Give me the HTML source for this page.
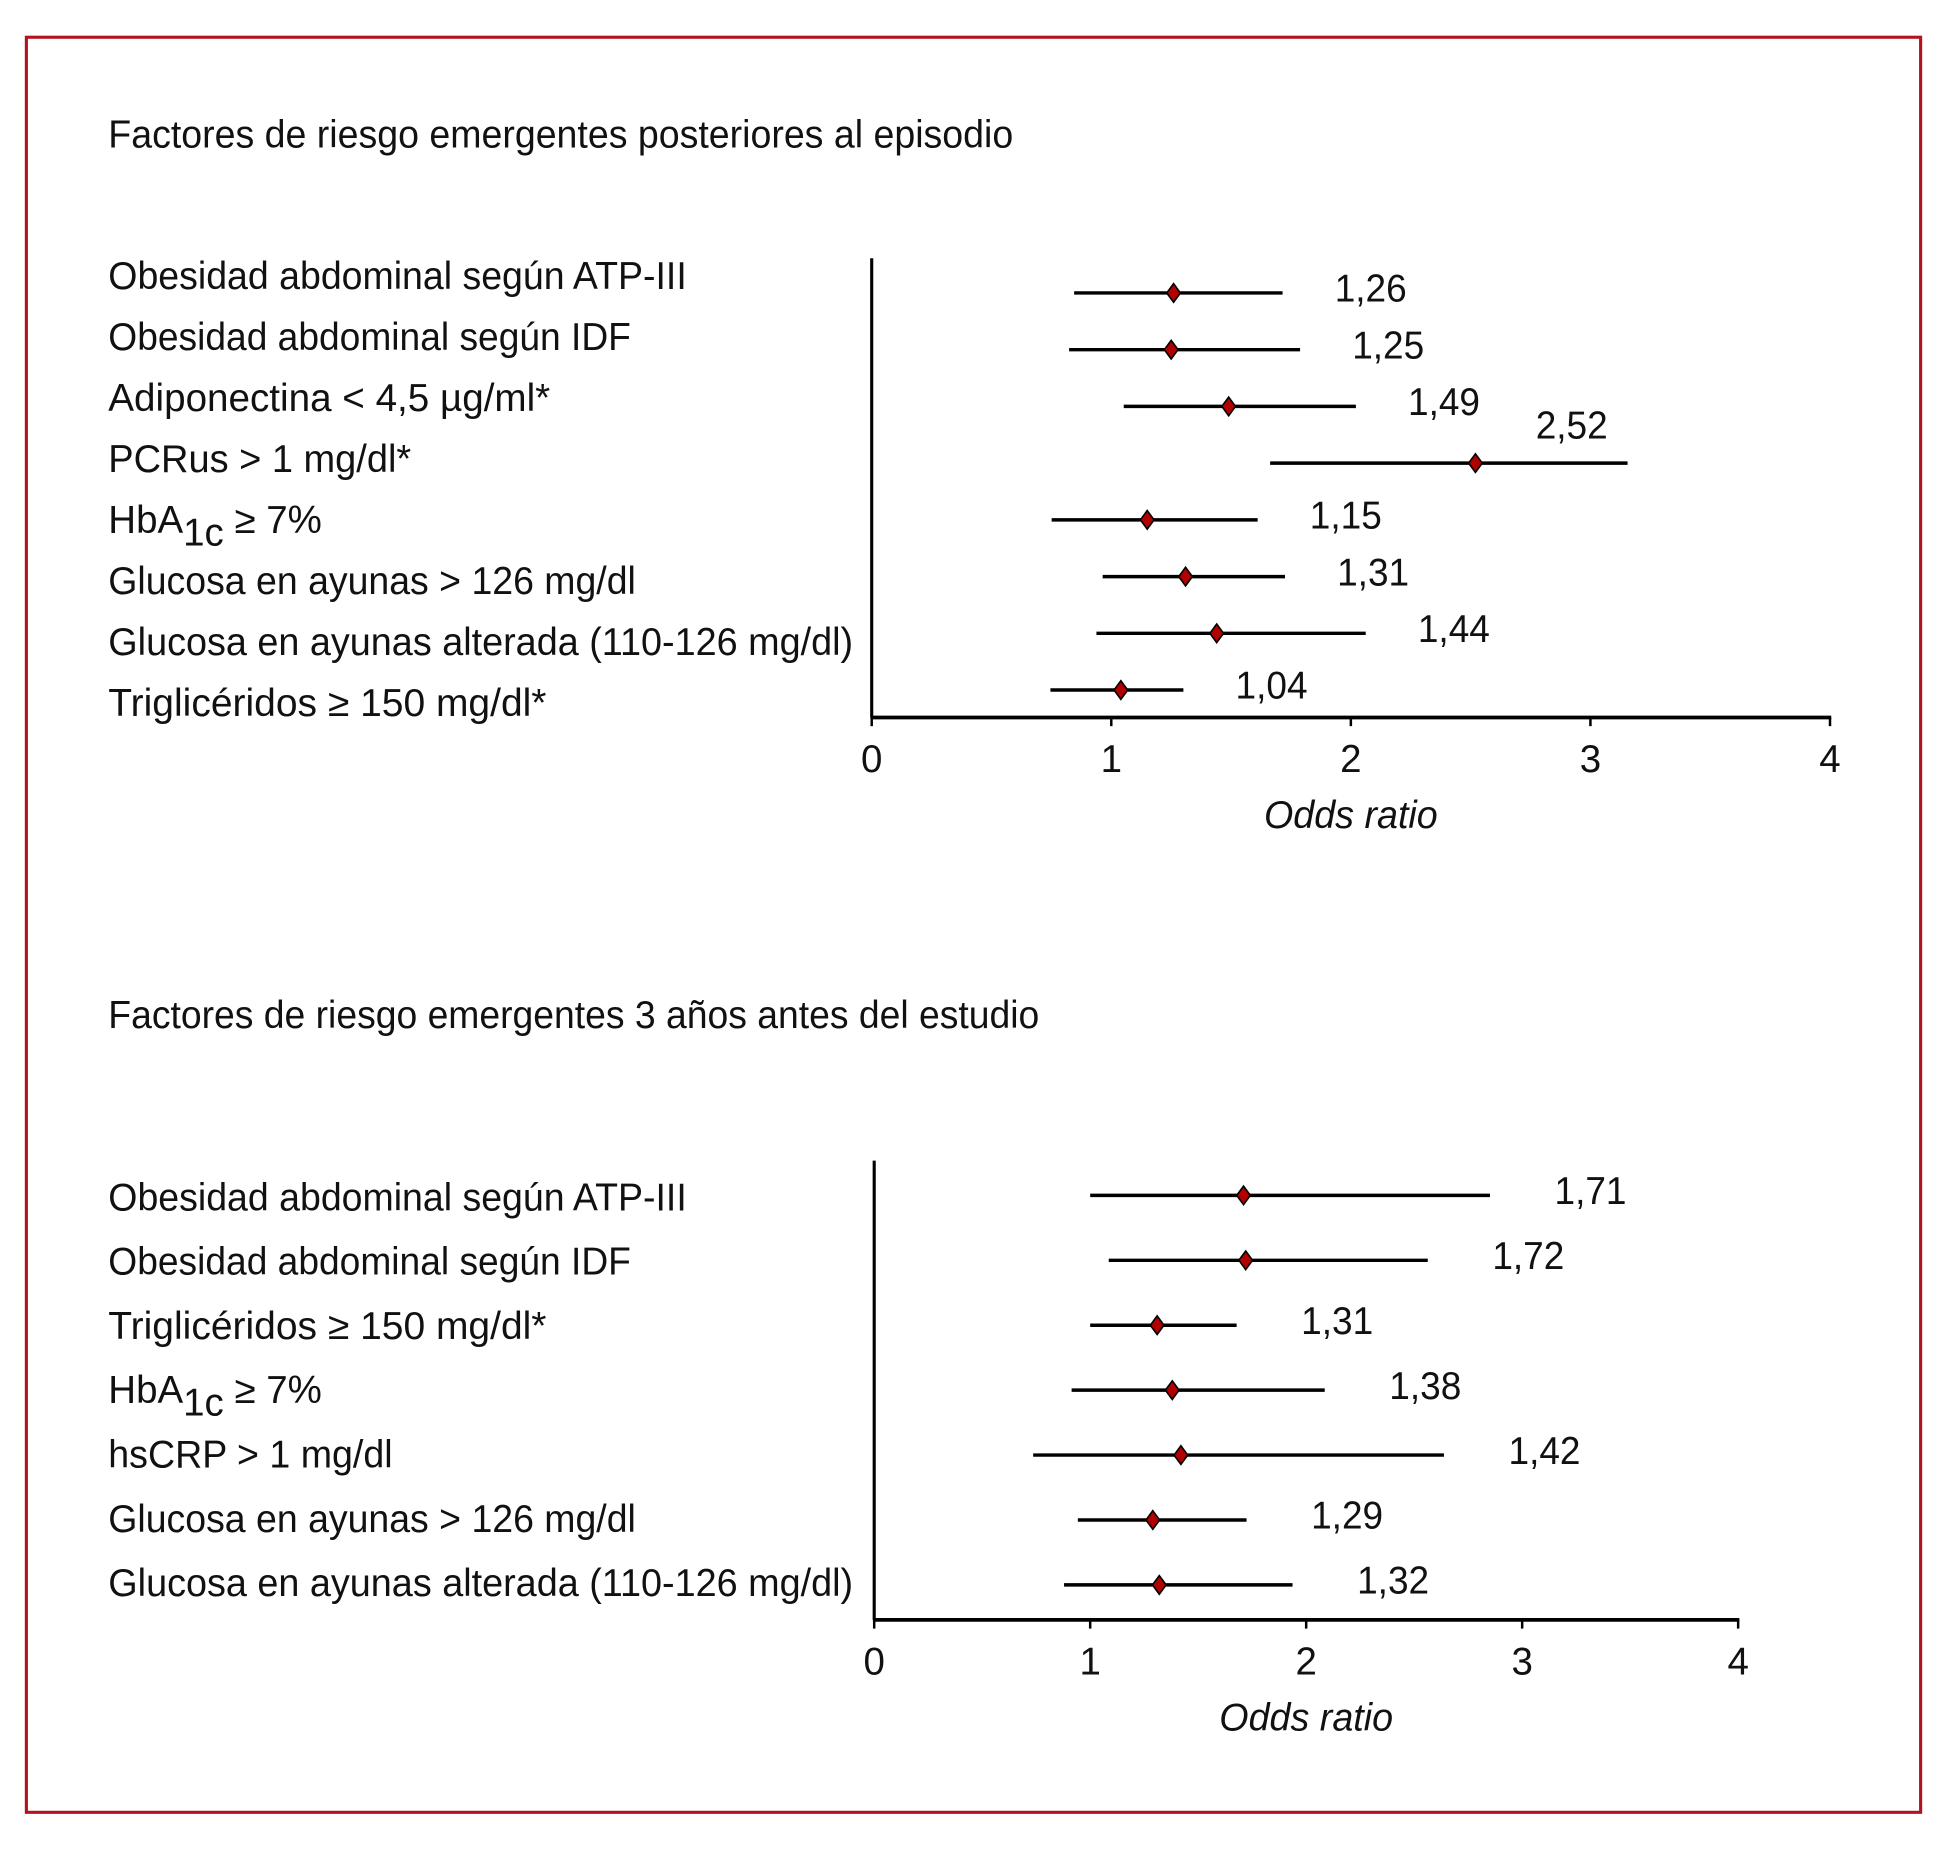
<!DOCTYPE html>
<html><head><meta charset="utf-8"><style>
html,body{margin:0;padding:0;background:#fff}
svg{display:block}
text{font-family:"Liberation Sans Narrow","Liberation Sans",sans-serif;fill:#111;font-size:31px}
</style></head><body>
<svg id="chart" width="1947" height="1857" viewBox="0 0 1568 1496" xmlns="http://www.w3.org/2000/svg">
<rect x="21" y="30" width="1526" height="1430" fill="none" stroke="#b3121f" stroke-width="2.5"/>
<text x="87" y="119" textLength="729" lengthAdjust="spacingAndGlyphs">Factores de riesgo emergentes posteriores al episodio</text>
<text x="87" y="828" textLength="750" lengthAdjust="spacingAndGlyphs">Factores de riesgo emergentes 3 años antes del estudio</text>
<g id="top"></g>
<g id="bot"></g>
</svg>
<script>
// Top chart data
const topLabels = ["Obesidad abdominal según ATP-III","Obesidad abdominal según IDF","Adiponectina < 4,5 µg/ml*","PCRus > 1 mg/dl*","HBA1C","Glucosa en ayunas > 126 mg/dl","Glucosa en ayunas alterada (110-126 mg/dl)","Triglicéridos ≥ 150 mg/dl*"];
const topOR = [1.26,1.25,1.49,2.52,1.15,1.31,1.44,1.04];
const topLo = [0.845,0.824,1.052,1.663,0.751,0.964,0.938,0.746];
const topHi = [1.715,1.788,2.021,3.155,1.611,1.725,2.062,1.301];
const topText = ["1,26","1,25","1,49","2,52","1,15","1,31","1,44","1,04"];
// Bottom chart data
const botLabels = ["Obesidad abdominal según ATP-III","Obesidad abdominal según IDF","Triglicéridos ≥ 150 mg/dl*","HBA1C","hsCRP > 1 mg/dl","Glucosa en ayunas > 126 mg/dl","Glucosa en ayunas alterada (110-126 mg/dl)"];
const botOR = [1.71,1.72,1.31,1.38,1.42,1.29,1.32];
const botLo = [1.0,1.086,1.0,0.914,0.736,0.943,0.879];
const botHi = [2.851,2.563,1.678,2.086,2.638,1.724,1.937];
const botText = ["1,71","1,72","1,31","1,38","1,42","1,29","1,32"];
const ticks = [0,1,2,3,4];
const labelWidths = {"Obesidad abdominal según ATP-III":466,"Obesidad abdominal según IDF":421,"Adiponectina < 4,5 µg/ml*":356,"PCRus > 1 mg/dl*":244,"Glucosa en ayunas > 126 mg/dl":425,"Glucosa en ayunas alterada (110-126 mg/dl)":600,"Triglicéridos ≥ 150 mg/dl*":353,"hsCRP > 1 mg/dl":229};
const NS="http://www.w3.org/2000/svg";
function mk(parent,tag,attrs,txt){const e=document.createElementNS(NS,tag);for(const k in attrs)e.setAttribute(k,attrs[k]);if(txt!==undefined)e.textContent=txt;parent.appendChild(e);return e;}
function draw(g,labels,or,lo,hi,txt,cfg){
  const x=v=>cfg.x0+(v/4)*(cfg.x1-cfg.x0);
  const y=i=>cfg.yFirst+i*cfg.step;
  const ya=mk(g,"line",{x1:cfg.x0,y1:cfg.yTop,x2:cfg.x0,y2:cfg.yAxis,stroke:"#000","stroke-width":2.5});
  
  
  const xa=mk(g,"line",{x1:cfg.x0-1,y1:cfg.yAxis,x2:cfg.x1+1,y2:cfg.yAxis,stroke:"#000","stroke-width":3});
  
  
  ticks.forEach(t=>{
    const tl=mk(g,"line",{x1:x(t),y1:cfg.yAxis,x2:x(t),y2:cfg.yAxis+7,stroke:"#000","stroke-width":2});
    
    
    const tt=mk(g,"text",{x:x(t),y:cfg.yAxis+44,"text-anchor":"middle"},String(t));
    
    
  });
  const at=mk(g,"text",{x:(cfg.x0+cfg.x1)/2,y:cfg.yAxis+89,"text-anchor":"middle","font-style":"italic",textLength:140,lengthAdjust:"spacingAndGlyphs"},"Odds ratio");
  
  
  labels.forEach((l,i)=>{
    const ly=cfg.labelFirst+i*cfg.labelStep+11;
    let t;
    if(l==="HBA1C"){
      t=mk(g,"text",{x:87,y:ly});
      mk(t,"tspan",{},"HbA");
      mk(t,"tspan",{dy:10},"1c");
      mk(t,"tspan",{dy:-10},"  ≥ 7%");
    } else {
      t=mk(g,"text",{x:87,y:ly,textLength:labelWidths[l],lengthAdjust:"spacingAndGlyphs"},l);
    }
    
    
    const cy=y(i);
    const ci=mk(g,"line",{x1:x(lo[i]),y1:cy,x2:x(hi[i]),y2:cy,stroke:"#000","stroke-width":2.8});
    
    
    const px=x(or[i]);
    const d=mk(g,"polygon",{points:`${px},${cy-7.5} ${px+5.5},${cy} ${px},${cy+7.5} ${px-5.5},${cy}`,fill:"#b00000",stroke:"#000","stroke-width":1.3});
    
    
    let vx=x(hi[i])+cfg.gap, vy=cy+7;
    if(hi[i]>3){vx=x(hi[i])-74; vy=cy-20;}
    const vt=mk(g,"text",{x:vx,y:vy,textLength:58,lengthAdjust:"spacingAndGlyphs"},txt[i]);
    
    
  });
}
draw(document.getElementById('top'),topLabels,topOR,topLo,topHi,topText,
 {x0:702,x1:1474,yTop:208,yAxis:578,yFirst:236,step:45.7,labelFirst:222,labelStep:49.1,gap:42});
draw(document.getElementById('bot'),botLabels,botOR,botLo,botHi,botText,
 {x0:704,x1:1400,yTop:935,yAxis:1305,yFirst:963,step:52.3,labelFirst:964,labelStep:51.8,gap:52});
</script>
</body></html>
========================================
▶ EXERCISE TASK: Copy every line of the data word for word, omitting the images.

▶ ANSWER TO THIS TASK:
Give me the HTML source for this page.
<!DOCTYPE html>
<html><head><meta charset="utf-8"><style>
html,body{margin:0;padding:0;background:#fff}
svg{display:block}
text{font-family:"Liberation Sans Narrow","Liberation Sans",sans-serif;fill:#111;font-size:31px}
</style></head><body>
<svg id="chart" width="1947" height="1857" viewBox="0 0 1568 1496" xmlns="http://www.w3.org/2000/svg">
<rect x="21" y="30" width="1526" height="1430" fill="none" stroke="#b3121f" stroke-width="2.5"/>
<text x="87" y="119" textLength="729" lengthAdjust="spacingAndGlyphs">Factores de riesgo emergentes posteriores al episodio</text>
<text x="87" y="828" textLength="750" lengthAdjust="spacingAndGlyphs">Factores de riesgo emergentes 3 años antes del estudio</text>
<g id="top"></g>
<g id="bot"></g>
</svg>
<script>
// Top chart data
const topLabels = ["Obesidad abdominal según ATP-III","Obesidad abdominal según IDF","Adiponectina < 4,5 µg/ml*","PCRus > 1 mg/dl*","HBA1C","Glucosa en ayunas > 126 mg/dl","Glucosa en ayunas alterada (110-126 mg/dl)","Triglicéridos ≥ 150 mg/dl*"];
const topOR = [1.26,1.25,1.49,2.52,1.15,1.31,1.44,1.04];
const topLo = [0.845,0.824,1.052,1.663,0.751,0.964,0.938,0.746];
const topHi = [1.715,1.788,2.021,3.155,1.611,1.725,2.062,1.301];
const topText = ["1,26","1,25","1,49","2,52","1,15","1,31","1,44","1,04"];
// Bottom chart data
const botLabels = ["Obesidad abdominal según ATP-III","Obesidad abdominal según IDF","Triglicéridos ≥ 150 mg/dl*","HBA1C","hsCRP > 1 mg/dl","Glucosa en ayunas > 126 mg/dl","Glucosa en ayunas alterada (110-126 mg/dl)"];
const botOR = [1.71,1.72,1.31,1.38,1.42,1.29,1.32];
const botLo = [1.0,1.086,1.0,0.914,0.736,0.943,0.879];
const botHi = [2.851,2.563,1.678,2.086,2.638,1.724,1.937];
const botText = ["1,71","1,72","1,31","1,38","1,42","1,29","1,32"];
const ticks = [0,1,2,3,4];
const labelWidths = {"Obesidad abdominal según ATP-III":466,"Obesidad abdominal según IDF":421,"Adiponectina < 4,5 µg/ml*":356,"PCRus > 1 mg/dl*":244,"Glucosa en ayunas > 126 mg/dl":425,"Glucosa en ayunas alterada (110-126 mg/dl)":600,"Triglicéridos ≥ 150 mg/dl*":353,"hsCRP > 1 mg/dl":229};
const NS="http://www.w3.org/2000/svg";
function mk(parent,tag,attrs,txt){const e=document.createElementNS(NS,tag);for(const k in attrs)e.setAttribute(k,attrs[k]);if(txt!==undefined)e.textContent=txt;parent.appendChild(e);return e;}
function draw(g,labels,or,lo,hi,txt,cfg){
  const x=v=>cfg.x0+(v/4)*(cfg.x1-cfg.x0);
  const y=i=>cfg.yFirst+i*cfg.step;
  const ya=mk(g,"line",{x1:cfg.x0,y1:cfg.yTop,x2:cfg.x0,y2:cfg.yAxis,stroke:"#000","stroke-width":2.5});
  
  
  const xa=mk(g,"line",{x1:cfg.x0-1,y1:cfg.yAxis,x2:cfg.x1+1,y2:cfg.yAxis,stroke:"#000","stroke-width":3});
  
  
  ticks.forEach(t=>{
    const tl=mk(g,"line",{x1:x(t),y1:cfg.yAxis,x2:x(t),y2:cfg.yAxis+7,stroke:"#000","stroke-width":2});
    
    
    const tt=mk(g,"text",{x:x(t),y:cfg.yAxis+44,"text-anchor":"middle"},String(t));
    
    
  });
  const at=mk(g,"text",{x:(cfg.x0+cfg.x1)/2,y:cfg.yAxis+89,"text-anchor":"middle","font-style":"italic",textLength:140,lengthAdjust:"spacingAndGlyphs"},"Odds ratio");
  
  
  labels.forEach((l,i)=>{
    const ly=cfg.labelFirst+i*cfg.labelStep+11;
    let t;
    if(l==="HBA1C"){
      t=mk(g,"text",{x:87,y:ly});
      mk(t,"tspan",{},"HbA");
      mk(t,"tspan",{dy:10},"1c");
      mk(t,"tspan",{dy:-10},"  ≥ 7%");
    } else {
      t=mk(g,"text",{x:87,y:ly,textLength:labelWidths[l],lengthAdjust:"spacingAndGlyphs"},l);
    }
    
    
    const cy=y(i);
    const ci=mk(g,"line",{x1:x(lo[i]),y1:cy,x2:x(hi[i]),y2:cy,stroke:"#000","stroke-width":2.8});
    
    
    const px=x(or[i]);
    const d=mk(g,"polygon",{points:`${px},${cy-7.5} ${px+5.5},${cy} ${px},${cy+7.5} ${px-5.5},${cy}`,fill:"#b00000",stroke:"#000","stroke-width":1.3});
    
    
    let vx=x(hi[i])+cfg.gap, vy=cy+7;
    if(hi[i]>3){vx=x(hi[i])-74; vy=cy-20;}
    const vt=mk(g,"text",{x:vx,y:vy,textLength:58,lengthAdjust:"spacingAndGlyphs"},txt[i]);
    
    
  });
}
draw(document.getElementById('top'),topLabels,topOR,topLo,topHi,topText,
 {x0:702,x1:1474,yTop:208,yAxis:578,yFirst:236,step:45.7,labelFirst:222,labelStep:49.1,gap:42});
draw(document.getElementById('bot'),botLabels,botOR,botLo,botHi,botText,
 {x0:704,x1:1400,yTop:935,yAxis:1305,yFirst:963,step:52.3,labelFirst:964,labelStep:51.8,gap:52});
</script>
</body></html>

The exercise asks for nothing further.